In which I introduce some Scots words, examine underfloor heating, Irish country style, and go off on a digression about the joys of an open air museum.
On a trip to the Ulster Folk Museum this summer I came across a nineteenth-century farmhouse that had been cleverly desinged to keep the family warm at night.
Continuing our theme of the history of bedrooms and bedsharing, I took the chance to take a few snaps.

The digression ….
If you ever get an opportunity to visit Northern Ireland, the Ulster Folk Museum should be top of your list of things to see. This is an open air museum set in over 150 acres of rolling countryside in County Down.

This is the best museum I have ever been to (and I’ve been to a lot of museums!). I spent many happy days here as a child, poking about in the small homesteads, and sitting on the wooden benches at the National School. The 1920s picture house, showing Charlie Chaplin films, wasn’t there then. Nor was the corner shop selling sweets from jars by the quarter. This is now my daughter’s favourite part of the town.
The museum was founded in the 1960s by my next-door-neighbour, George Thompson. The buildings (some dating from the 1600s) were moved stone by stone from locations all around the nine counties of Ulster to the museum site.
What I love most about the Ulster Folk Museum is that it is a working museum, where crops are grown, machines are operated and turf fires burn in the open hearths. In the early 1990s I came here to pick potatoes as part of a school trip. Sheep can be seen grazing in the fields along the country walk, and chickens roam lose around the farmyards.
Depending on the day, you can see the shuttle fly along the Jacquard loom in the weaver’s workshop, posters inked on the presses at the print shop, or soda ‘farls’ cooking on a griddle on an open fire in the Rectory kitchen (‘farl’ means a quarter in Ulster Scots).
Scots words and weather ….

"Ye'll sleep far better, mam. Tak' my advice; The nicht blaws snell - the sheets are cauld as ice; I'll fetch ye up a fine, warm, cosy pig: I'll mak' sae comfortable and trig, W' coortains, blankets, every kind o hap, And warrant ye to sleep as sound's a tap. As for the fylin' o the sheets - dear me, The pig's as clean outside as pig can be. A weel-closed mouth's eueuch for ither folk, But if ye like, I'll put it in a poke." "But, Effie - that's your name, I think you said; Do you yourself now take a pig to bed?" "Eh! Na, mam, pigs are only for the great Wha lie in feather beds, and sit up late; Feathers and pigs are no for puir riff-raff; Me and my neibor lassie lie on cauff." Robert Leighton, 'Scotch Words', 1870
Ulster is the most northern province of Ireland. It is very close to Scotland, and many of the settlers in Ulster originally came from Scotland. Like Scotland, the weather is cold and wet, so staying dry and warm at night was a priority.
In the comic poem “Scotch Words” an English lady visiting an inn in Scotland is offered a hot water bottle by the maid, who worries that she will be too cold to sleep.
The lady misunderstands the well-meaning young woman’s Scots dialect, in which ‘pig’ means an earthenware pot or jar (see the picture below), and ‘cauff’ is the husks of oats (chaff) commonly used to stuff mattresses at this time. She goes home and tells her friends that Scottish people sleep with pigs and calves in their beds.

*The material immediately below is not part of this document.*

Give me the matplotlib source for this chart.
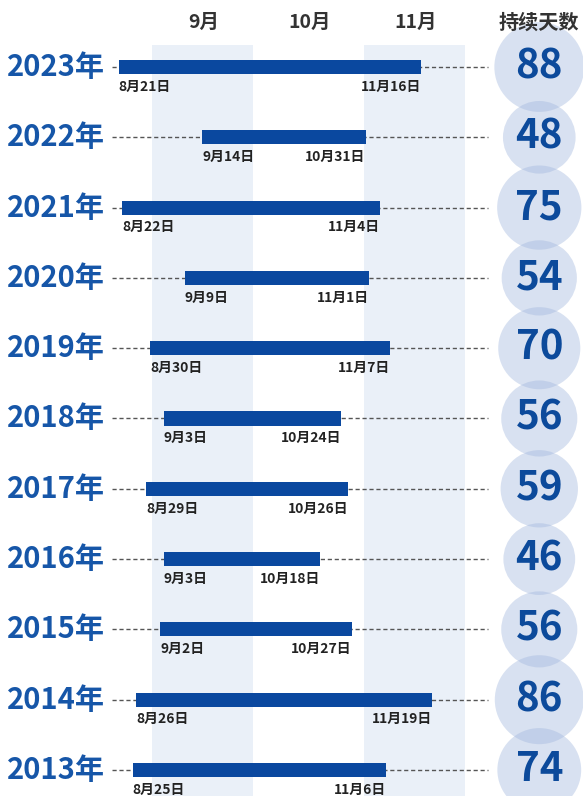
import datetime as dt
import matplotlib.pyplot as plt

plt.rcParams['font.family'] = ['Noto Sans CJK SC', 'DejaVu Sans']

years = ["2023年", "2022年", "2021年", "2020年", "2019年", "2018年",
         "2017年", "2016年", "2015年", "2014年", "2013年"]
starts = [(8, 21), (9, 14), (8, 22), (9, 9), (8, 30), (9, 3),
          (8, 29), (9, 3), (9, 2), (8, 26), (8, 25)]
ends = [(11, 16), (10, 31), (11, 4), (11, 1), (11, 7), (10, 24),
        (10, 26), (10, 18), (10, 27), (11, 19), (11, 6)]
days = [88, 48, 75, 54, 70, 56, 59, 46, 56, 86, 74]
months = [9, 10, 11]
month_labels = ["9月", "10月", "11月"]
days_title = "持续天数"

BAR = "#0a489f"
YEAR_C = "#1656a8"
NUM_C = "#0c4a9b"
SHADE = "#eaf0f8"


def day(m, d):
    # days since Aug 1 (same reference year for every row)
    return (dt.date(2001, m, d) - dt.date(2001, 8, 1)).days


fig = plt.figure(figsize=(5.83, 7.96), dpi=100)
ax = fig.add_axes([0, 0, 1, 1])
yt = ax.get_yaxis_transform()

# month columns, every other one shaded
for k, m in enumerate(months):
    m0 = day(m, 1)
    m1 = day(m + 1, 1)
    if k % 2 == 0:
        ax.axvspan(m0 - 1.5, m1 - 2.5, ymin=0, ymax=1 - 45 / 796, color=SHADE, lw=0, zorder=0)
    ax.text((m0 + m1) / 2 - 1.5, -0.64, month_labels[k], ha="center", va="center",
            fontsize=14, fontweight="bold", color="#333333")

ax.text(0.925, -0.64, days_title, transform=yt, ha="center", va="center",
        fontsize=14.5, fontweight="bold", color="#333333", zorder=5)

# circles for duration
rows = list(range(len(years)))
sizes = [(2 * (26 + 0.215 * d) * 0.72) ** 2 for d in days]
ax.scatter([0.925] * len(rows), rows, s=sizes, transform=yt, color="#a3b8de",
           alpha=0.42, linewidths=0, zorder=1)

for i, yr in enumerate(years):
    s = day(*starts[i])
    e = day(*ends[i])
    ax.plot([0.192, 0.837], [i, i], transform=yt, color="#555555", lw=1.0,
            ls=(0, (3, 2)), zorder=2)
    ax.barh(i, e - s, left=s, height=0.2, color=BAR, zorder=3)
    ax.text(0.18, i, yr, transform=yt, ha="right", va="center", fontsize=21,
            fontweight="bold", color=YEAR_C)
    ax.text(s, i + 0.28, f"{starts[i][0]}月{starts[i][1]}日", ha="left", va="center",
            fontsize=10, fontweight="bold", color="#222222", zorder=4)
    ax.text(e, i + 0.28, f"{ends[i][0]}月{ends[i][1]}日", ha="right", va="center",
            fontsize=10, fontweight="bold", color="#222222", zorder=4)
    ax.text(0.925, i, str(days[i]), transform=yt, ha="center", va="center",
            fontsize=29, fontweight="bold", color=NUM_C, zorder=4)

ax.set_xlim(-14.1, 153.5)
ax.set_ylim(10.37, -0.953)
ax.axis("off")

fig.savefig("out.png", dpi=100)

The underfloor heating bit ….
The family who lived at Cruckaclady farmhouse in county Tyrone, built in the early 1800s, really were kept warm at night by the heat coming from their livestock – but they didn’t sleep with them in their beds! More hygienically, the bedroom was situated above the byre, where the cows slept, so that the heat from the sleeping animals rose up through the floorboards.
The house has a thatched roof and only two rooms. The positioning of the byre was made possible because the house was built on a steep slope, with the front door higher up the slope and the byre on a lower level. The bedroom can be reached from a few wooden steps from the main living area, and the byre is accessed from a door at the back of the house.



More sleeping places …
The Folk Museum is a good place to get an insight into how people fitted sleep around their lives and work over a hundred years ago.
A metal bedframe almost fills the whole room in the tiny upstairs bedrooms in the labourers’ houses on Tea Lane. A baby’s cradle sits in a cosy corner by the hearth in the shoemaker’s kitchen. The bedroom in the weaver’s cottage doubles as a sewing room.
The large open-plan sleeping area in the rectory attic accommodates three beds, a baby’s cradle and a bathtub. The banker’s family can afford separate bedrooms, including a nursery complete with rocking horse and a children’s bookcase.
Back in the countryside, cattle and people live together in a sparesly furnished one-roomed house (Magheragallan Byre-dwelling). The Meenagarrah Cottier’s house is typical of the kind of one-bed cabins whole families lived in across Ireland before the Great Faminine in the 1840s.